Following military service during the Second World War, he acted occasionally in films, including four for director Vernon Sewell.

He died in London in 1984.

==Bibliography==
- Books/Pamphlets written ( wholly or in part) and illustrated/jacketed by Egan
- The Sink of Solitude. Hermes Press, 1928.
- Policeman of the Lord. Sophistocles Press, 1929.
- Pollen. Denis Archer, 1933. (Re-issued with extra material by Side Real Press, 2013)
- No Sense in Form. Denis Archer, 1933.
- But the Sinners Triumph. Fortune Press, 1934.
- Epitaph. Fortune Press, 1943.
- Epilogue. Fortune Press, 1946.
- Bun-Ho!. Floris Bakeries, 1959.
- Storicards. Barrigan Press, 1960.

- Books Illustrated by Beresford Egan - UK Editions
- Fleurs Du Mal by Baudelaire, translated by C. Bower Alcock. Sophistocles Press and T. Werner Laurie, 1929.
- Aphrodite by Pierre Louys. Fortune Press, 1929.
- Cyprian Masques by Pierre Louys. Fortune Press, 1929.
- De Sade by Brian de Shane [ C. Bower Alcock]. Fortune Press, 1929[30].
- The Adventures of King Pausole by Pierre Louys. Fortune Press, 1930.
- Income and Outcome by Nigel Balchin. Hamish Hamilton, 1936.
- Pobottle Stories [ by Nigel Balchin]. High Duty Alloys, 1935–1937.

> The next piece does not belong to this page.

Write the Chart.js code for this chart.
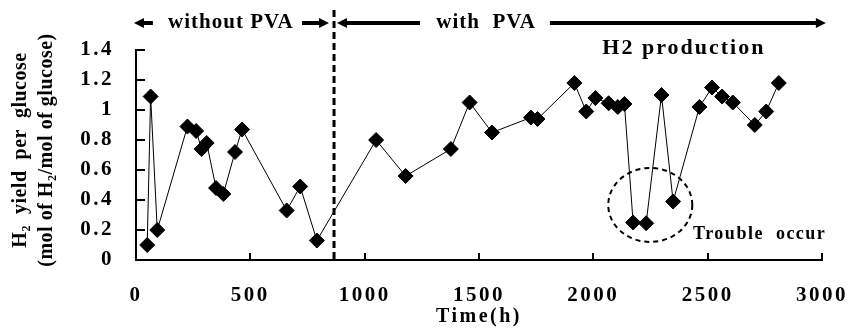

- Books illustrated by Beresford Egan – US editions
- Flowers of Evil. William Godwin, 1933 (pirate of the 1929 Fleurs Du Mal).
- Flowers of Evil. Sylvan Press, 1947 (authorised edition of the 1929 Fleurs Du Mal).
- Aphrodite. William Godwin, 1933 (pirate of the 1929 Fortune Press edition).
- Cyprian Masques. William Godwin, 1933 (pirate of the 1929 Fortune Press edition).
- The Adventures of King Pausole. William Godwin, 1933 (pirate of the 1929 Fortune Press edition).

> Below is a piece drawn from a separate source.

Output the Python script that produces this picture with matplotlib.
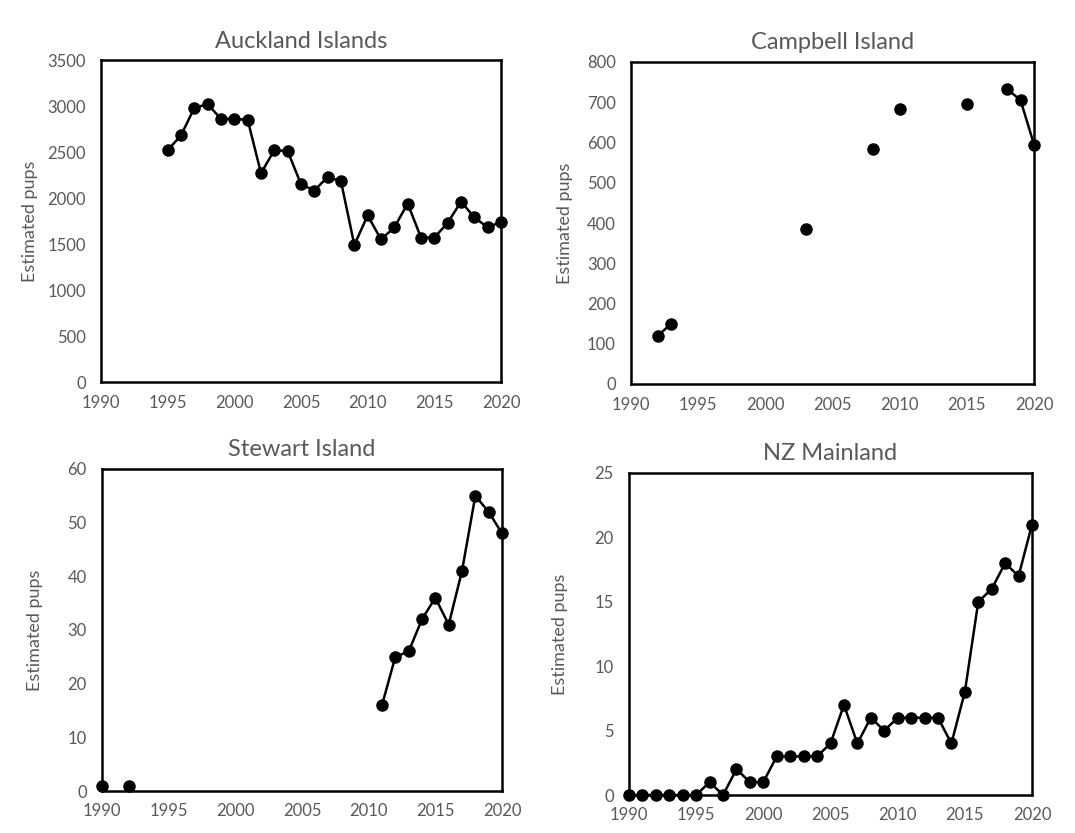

- Dust-jackets designed/decorated by Beresford Egan
- Moonchild by Aleister Crowley. Mandrake Press, 1929.
- ( reissued in paperback with front cover design only, Samuel Weiser, 1992 and 2002).
- A Soviet Marriage by Paul Trent (Edward Platt). T. Werner Laurie, 1930.
- Beast or Man by S.M'guire. Cecil Palmer, c.1930.
- The House of Death by Leon Groc. Dennis Archer, 1931 (?).
- This Modern Stuff by G. Abrahams. Denis Archer, 1933.
- Murder in the Square by J. Smith. Denis Archer, c. 1933.
- The Sultan's Skull by W. Smith. Archer, c1933.

- Books/ booklets about Beresford Egan
- Beresford Egan: An Introduction to His Work by Paul Allen. Scorpion Press, 1966.
- Beresford Egan by Adrian Woodhouse. Portsmouth City Museum and Art Gallery, 1979.
- Beresford Egan, by Adrian Woodhouse. Tartarus Press, 2005.